## What the task requires
Your task is to copy the listing exactly. Drop any pictures from the copy.

>> START Available data

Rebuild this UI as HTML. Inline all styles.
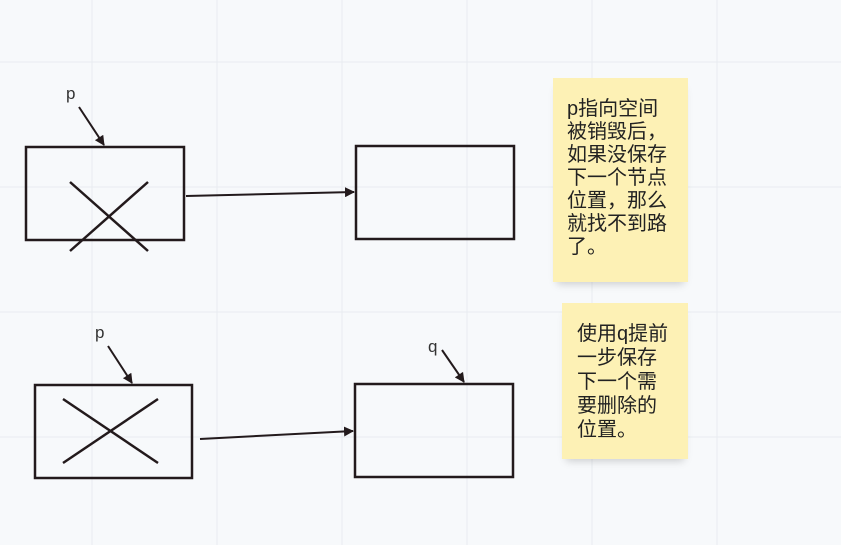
<!DOCTYPE html>
<html><head><style>
html,body{margin:0;padding:0}
body{width:841px;height:545px;overflow:hidden;background:#f7f9fb;position:relative;font-family:"Liberation Sans","Noto Sans CJK SC",sans-serif}
.note{position:absolute;background:#fdf1b5;box-shadow:0 6px 8px -4px rgba(0,0,0,0.18);color:#222;font-size:20px;line-height:23px;white-space:nowrap}
</style></head><body>
<svg width="841" height="545" style="position:absolute;left:0;top:0">
<g stroke="#e8ecf0" stroke-width="1">
<line x1="92" y1="0" x2="92" y2="545"/><line x1="217" y1="0" x2="217" y2="545"/><line x1="342" y1="0" x2="342" y2="545"/><line x1="467" y1="0" x2="467" y2="545"/><line x1="592" y1="0" x2="592" y2="545"/><line x1="717" y1="0" x2="717" y2="545"/>
<line x1="0" y1="62" x2="841" y2="62"/><line x1="0" y1="187" x2="841" y2="187"/><line x1="0" y1="312" x2="841" y2="312"/><line x1="0" y1="437" x2="841" y2="437"/>
</g>
<defs><marker id="a" markerWidth="10" markerHeight="10" refX="9" refY="5" orient="auto" markerUnits="userSpaceOnUse"><path d="M0,0 L10,5 L0,10 Z" fill="#231a1c"/></marker></defs>
<g stroke="#231a1c" stroke-width="2.5" fill="none">
<rect x="26" y="147" width="158" height="93"/>
<rect x="356" y="146" width="158" height="93"/>
<rect x="35" y="385" width="157" height="93"/>
<rect x="355" y="384" width="158" height="93"/>
<line x1="70" y1="182" x2="148" y2="251"/><line x1="148" y1="182" x2="70" y2="251"/>
<line x1="63" y1="399" x2="158" y2="463"/><line x1="158" y1="399" x2="63" y2="463"/>
</g>
<g stroke="#231a1c" stroke-width="2" fill="none">
<line x1="186" y1="196" x2="354" y2="192" marker-end="url(#a)"/>
<line x1="200" y1="439" x2="353" y2="431" marker-end="url(#a)"/>
<line x1="79" y1="107" x2="104" y2="145" marker-end="url(#a)"/>
<line x1="108" y1="346" x2="132" y2="383" marker-end="url(#a)"/>
<line x1="442" y1="350" x2="464" y2="382" marker-end="url(#a)"/>
</g>
<g fill="#333" font-size="17" font-family="Liberation Sans, sans-serif">
<text x="66" y="99">p</text><text x="95" y="338">p</text><text x="428" y="352">q</text>
</g>
</svg>
<div class="note" style="left:553px;top:78px;width:121px;height:184px;padding:20px 0 0 14px">p指向空间<br>被销毁后，<br>如果没保存<br>下一个节点<br>位置，那么<br>就找不到路<br>了。</div>
<div class="note" style="left:562px;top:303px;width:111px;height:137px;padding:19px 0 0 15px;line-height:24px">使用q提前<br>一步保存<br>下一个需<br>要删除的<br>位置。</div>
</body></html>
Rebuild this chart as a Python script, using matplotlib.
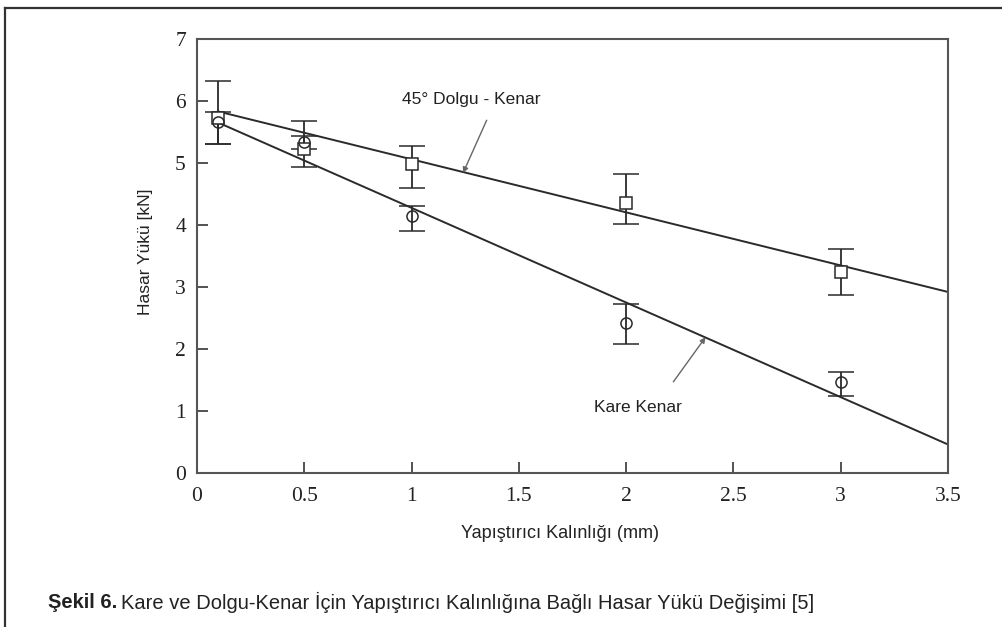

>> END Available data

## Written response
Rebuild this UI as HTML. Inline all styles.
<!DOCTYPE html>
<html><head><style>
html,body{margin:0;padding:0}
body{width:841px;height:545px;overflow:hidden;background:#f7f9fb;position:relative;font-family:"Liberation Sans","Noto Sans CJK SC",sans-serif}
.note{position:absolute;background:#fdf1b5;box-shadow:0 6px 8px -4px rgba(0,0,0,0.18);color:#222;font-size:20px;line-height:23px;white-space:nowrap}
</style></head><body>
<svg width="841" height="545" style="position:absolute;left:0;top:0">
<g stroke="#e8ecf0" stroke-width="1">
<line x1="92" y1="0" x2="92" y2="545"/><line x1="217" y1="0" x2="217" y2="545"/><line x1="342" y1="0" x2="342" y2="545"/><line x1="467" y1="0" x2="467" y2="545"/><line x1="592" y1="0" x2="592" y2="545"/><line x1="717" y1="0" x2="717" y2="545"/>
<line x1="0" y1="62" x2="841" y2="62"/><line x1="0" y1="187" x2="841" y2="187"/><line x1="0" y1="312" x2="841" y2="312"/><line x1="0" y1="437" x2="841" y2="437"/>
</g>
<defs><marker id="a" markerWidth="10" markerHeight="10" refX="9" refY="5" orient="auto" markerUnits="userSpaceOnUse"><path d="M0,0 L10,5 L0,10 Z" fill="#231a1c"/></marker></defs>
<g stroke="#231a1c" stroke-width="2.5" fill="none">
<rect x="26" y="147" width="158" height="93"/>
<rect x="356" y="146" width="158" height="93"/>
<rect x="35" y="385" width="157" height="93"/>
<rect x="355" y="384" width="158" height="93"/>
<line x1="70" y1="182" x2="148" y2="251"/><line x1="148" y1="182" x2="70" y2="251"/>
<line x1="63" y1="399" x2="158" y2="463"/><line x1="158" y1="399" x2="63" y2="463"/>
</g>
<g stroke="#231a1c" stroke-width="2" fill="none">
<line x1="186" y1="196" x2="354" y2="192" marker-end="url(#a)"/>
<line x1="200" y1="439" x2="353" y2="431" marker-end="url(#a)"/>
<line x1="79" y1="107" x2="104" y2="145" marker-end="url(#a)"/>
<line x1="108" y1="346" x2="132" y2="383" marker-end="url(#a)"/>
<line x1="442" y1="350" x2="464" y2="382" marker-end="url(#a)"/>
</g>
<g fill="#333" font-size="17" font-family="Liberation Sans, sans-serif">
<text x="66" y="99">p</text><text x="95" y="338">p</text><text x="428" y="352">q</text>
</g>
</svg>
<div class="note" style="left:553px;top:78px;width:121px;height:184px;padding:20px 0 0 14px">p指向空间<br>被销毁后，<br>如果没保存<br>下一个节点<br>位置，那么<br>就找不到路<br>了。</div>
<div class="note" style="left:562px;top:303px;width:111px;height:137px;padding:19px 0 0 15px;line-height:24px">使用q提前<br>一步保存<br>下一个需<br>要删除的<br>位置。</div>
</body></html>
Rebuild this chart as a Python script, using matplotlib.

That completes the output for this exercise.